Scrapbook Adhesive Tip: When you use any kind of adhesive, remember that less is more. It isn’t generally necessary to coat the entire back side of anything you glue to a layout. Just because an adhesive comes out in a strip doesn’t mean you have to put it all along a paper edge. You can put a little in each corner and some in the center, and it will stay in place. However, if the piece you are gluing is bulky and/or heavy, you may need more adhesive.

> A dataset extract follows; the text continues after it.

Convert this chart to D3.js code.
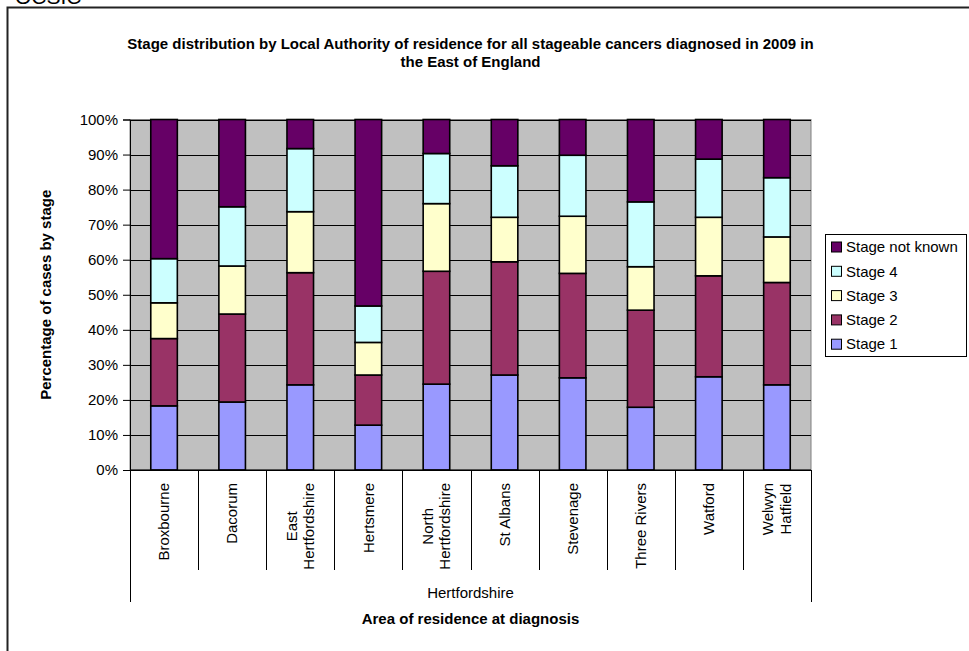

6. Pop Dots are a small piece of foam about 1/8 inch deep with glue on both sides so they can be use to adhere an embellishment to a page and help it “pop up” or lift off the page to give it extra dimension. They can be either round or square. Usually purchased in the Regular 1/2 inch size, there are also also Mini Pop Dots available at 1/4 inch wide. If you have something too small for the size, these can always be cut up into smaller pieces. You can also use multiple Pop Dots to add various levels of height to your project.
Similar to Pop Dots is foam tape. The difference is that the tape comes on a roll and can often be found in wider widths than the larger ½ inch pop dots. The similarity is that it still has the dimension of a Pop Dot and the foam tape can be layered to give different heights just like the pop dots can.
Scrapbook Pop dot Tip: If you have used up a sheet of Circle pop dots, don’t forget you still have the foam & tape left from around the Pop Dots. These pieces can be cut and used and it’s okay because no one will actually see the back of the item you are attaching with the Pop Dot leftovers.